17 February 2013

A universal curriculum

Here is a question for you to ponder and I really beed some feedback on this idea.

Could every course in a school be taught from one curriculum?

In reality, what is the purpose of a curriculum?  We use it as a way to establish a scope and sequence to the content of our classes.  Administrators uses it as a way to insure that every teacher teaching the same course is teaching the same material.  But it is really so much more.

At the heart of a good curriculum are objectives, enduring understandings, and essential questions.  These are all based around broad skills or ideas that we want students to carry away from our class and hopefully keep for the rest of their lives.  They are usually centered on action verbs and always focus on student outcomes (The Student Will Be Able To...).  But aren't we all using the same ideas in our classrooms?  I want my students to be able to compare, contrast, define, evaluate, create, analyze, debate.
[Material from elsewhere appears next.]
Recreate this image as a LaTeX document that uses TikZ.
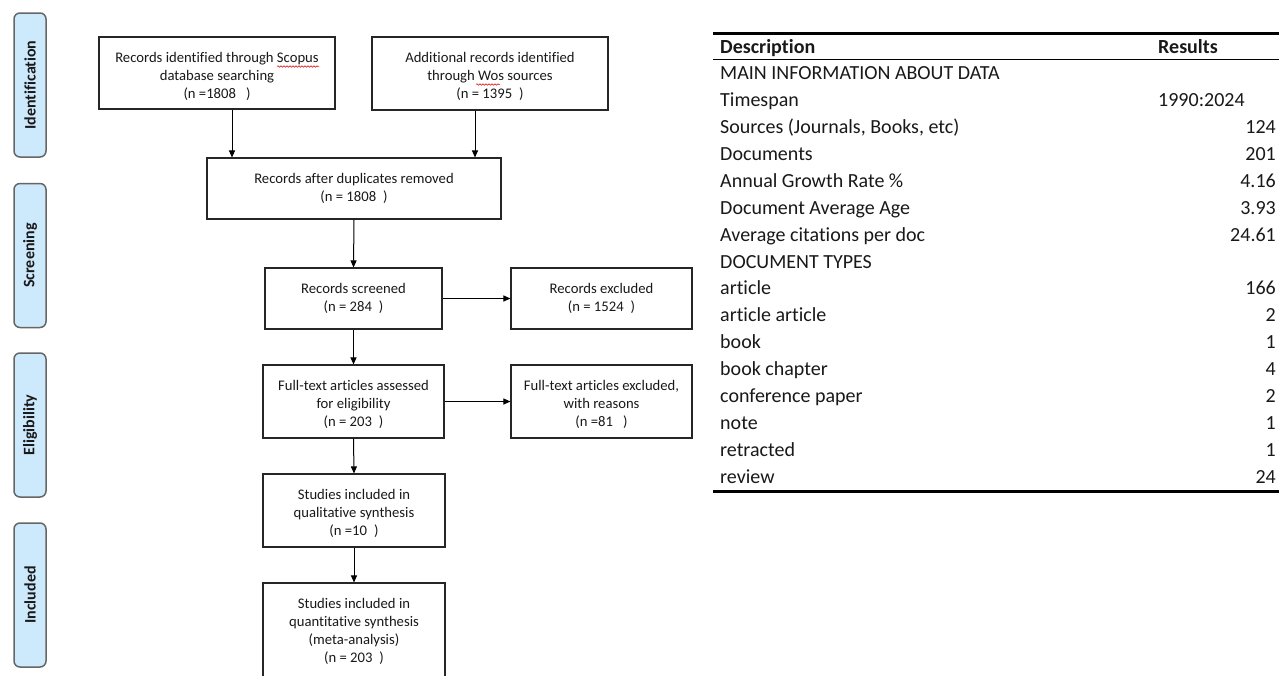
\documentclass[tikz,border=0pt]{standalone}
\usepackage{fontspec}
\setmainfont{Carlito}[Ligatures={NoCommon}]
\usetikzlibrary{arrows.meta,decorations.pathmorphing}
\newcommand{\bxt}[3]{\parbox[c][#2][t]{#1}{\centering\fontsize{14.67}{18}\selectfont\vspace*{15pt}#3\par}}
\begin{document}
\begin{tikzpicture}[x=1pt,y=-1pt,
  flowbox/.style={draw=black!85, line width=1.1pt, inner sep=0pt, text=black!90},
  side/.style={draw=black!60, line width=1.5pt, fill={rgb,255:red,205;green,233;blue,252}, rounded corners=6pt, minimum width=32pt, minimum height=144pt, inner sep=0pt},
  sidetxt/.style={rotate=90, font=\fontsize{16}{18}\selectfont\bfseries, text=black!90},
  arr/.style={line width=1pt, -{Triangle[length=7pt,width=6pt]}},
  desc/.style={anchor=base west, font=\fontsize{20}{24}\selectfont, text=black!90, inner sep=0pt},
  val/.style={anchor=base east, font=\fontsize{20}{24}\selectfont, text=black!90, inner sep=0pt},
  squig/.style={red!85!black, line width=0.5pt, decorate, decoration={snake, amplitude=0.8pt, segment length=3pt}}
]
\clip (0,0) rectangle (1279,675);
\fill[white] (0,0) rectangle (1279,675);

% side labels
\node[side] (s1) at (30,85) {};
\node[sidetxt] (t1) at (s1.center) {Identification};
\node[side] (s2) at (30,255.5) {};
\node[sidetxt] (t2) at (s2.center) {Screening};
\node[side] (s3) at (30,425) {};
\node[sidetxt] (t3) at (s3.center) {Eligibility};
\node[side] (s4) at (30,595) {};
\node[sidetxt] (t4) at (s4.center) {Included};

% flow boxes
\node[flowbox] (b1) at (217,73) {\bxt{236pt}{72pt}{Records identified through Scopus\\database searching\\(n =1808\hspace{10pt})}};
\node[flowbox] (b2) at (490,73.5) {\bxt{236pt}{73pt}{Additional records identified\\through Wos sources\\(n = 1395\hspace{7pt})}};
\node[flowbox] (b3) at (354,188.5) {\bxt{294pt}{61pt}{Records after duplicates removed\\(n = 1808\hspace{7pt})}};
\node[flowbox] (b4) at (353.5,298.5) {\bxt{177pt}{61pt}{Records screened\\(n = 284\hspace{7pt})}};
\node[flowbox] (b5) at (601.5,298.5) {\bxt{181pt}{61pt}{Records excluded\\(n = 1524\hspace{7pt})}};
\node[flowbox] (b6) at (353.5,401.5) {\bxt{181pt}{73pt}{Full-text articles assessed\\for eligibility\\(n = 203\hspace{7pt})}};
\node[flowbox] (b7) at (601.5,401.5) {\bxt{181pt}{73pt}{Full-text articles excluded,\\with reasons\\(n =81\hspace{10pt})}};
\node[flowbox] (b8) at (354,510.5) {\bxt{182pt}{73pt}{Studies included in\\qualitative synthesis\\(n =10\hspace{7pt})}};
\node[flowbox] (b9) at (354,641.5) {\bxt{182pt}{117pt}{Studies included in\\quantitative synthesis\\(meta-analysis)\\(n = 203\hspace{7pt})}};

% spell-check marks
\draw[squig] (277,66.5) -- (319,66.5);
\draw[squig] (476,84.5) -- (500,84.5);

% connectors
\coordinate (c1) at (232,0);
\coordinate (c2) at (475,0);
\draw[arr] (b1.south -| c1) -- (b3.north -| c1);
\draw[arr] (b2.south -| c2) -- (b3.north -| c2);
\draw[arr] (b3.south) -- (b4.north);
\draw[arr] (b4.south) -- (b6.north);
\draw[arr] (b6.south) -- (b8.north);
\draw[arr] (b8.south) -- (b9.north);
\draw[arr] (b4.east) -- (b5.west);
\draw[arr] (b6.east) -- (b7.west);

% table
\coordinate (tl) at (713,33);
\coordinate (tr) at (1279,33);
\draw[line width=3pt] (tl) -- (tr);
\draw[line width=1pt] (713,59) -- (1279,59);
\draw[line width=3pt] (713,491) -- (1279,491);
\node[desc, font=\fontsize{20}{24}\selectfont\bfseries] (hd) at (720,53.5) {Description};
\node[desc, font=\fontsize{20}{24}\selectfont\bfseries] (hr) at (1158,53.5) {Results};
\foreach \i/\d in {0/MAIN INFORMATION ABOUT DATA,1/Timespan,2/{Sources (Journals, Books, etc)},3/Documents,4/Annual Growth Rate \%,5/Document Average Age,6/Average citations per doc,7/DOCUMENT TYPES,8/article,9/article article,10/book,11/book chapter,12/conference paper,13/note,14/retracted,15/review}{
  \node[desc] (d\i) at (720,{79.5+26.93*\i}) {\d};
}
\node[desc] (v1) at (1158,{79.5+26.93*1}) {1990:2024};
\foreach \i/\v in {2/124,3/201,4/4.16,5/3.93,6/24.61,8/166,9/2,10/1,11/4,12/2,13/1,14/1,15/24}{
  \node[val] (v\i) at (1276,{79.5+26.93*\i}) {\v};
}
\end{tikzpicture}
\end{document}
Do these sound familiar?   My students also need to work collaboratively and independently, interpret data and arguments, draw conclusions based on facts given, and develop ideas.  They also need to understand the relationship between different ideas and the cause and effect nature of the world.

Aren't these concepts universal?  Is there a class where these skills are not necessary?

So I come back to my original question:  Could every course in a school be taught from one curriculum?  Once a group of universal skills ingrained as the core of every program, specific content could then be infused.  However, no matter what the specific topic, the teacher and students would always return back to the core philosophy of the academic program.

A lot of businesses use this concept in the running of their company.  I am reading Made to Stick and the authors talk about how Southwest has one idea that is at the heart of every decision they make:  Will this make us the cheapest air travel choice on the market?  It doesn't matter if implementing an idea will make for happier customers.  If it will cause costs to rise, they won't do it because it counters their core idea.

Science Leadership Academy uses this philosophy to run every part of their program.  There are 5 core goals of the school and they integrate into everything from curriculum to testing to extra-curricular activities to student discipline.  

Somewhere in the last few decades teachers and schools got lost in the deluge of content (usually driven by thicker and thicker textbooks) and suddenly that became the focus of our courses.  The problem is we can't expect our students to retain all of this information for a few months let alone years.  We are simply teaching too much.

Recently, a group of middle school teachers came to visit my classroom to see a Flipped Classroom in action.  As we were talking later, they asked me what kinds of things do I want my students to know so that I don't have to teach it again (they used as examples density, properties of matter, definitions).  I told them that what I want are students who love science, who think critically, who work well independently and in groups, who can analyze data and arguments, and who can work in a lab setting without the teacher holding their hand.  All of the content I can teach them, but I have a hard time teaching content and basic skills.  Give me a group of students who have a strong foundation in those skills and you can teach them anything.

Ok, this has become a little bit of a ramble.  What do you feel are essential skills that every student needs to have to be successful?  Are these skills that should be built into every curriculum?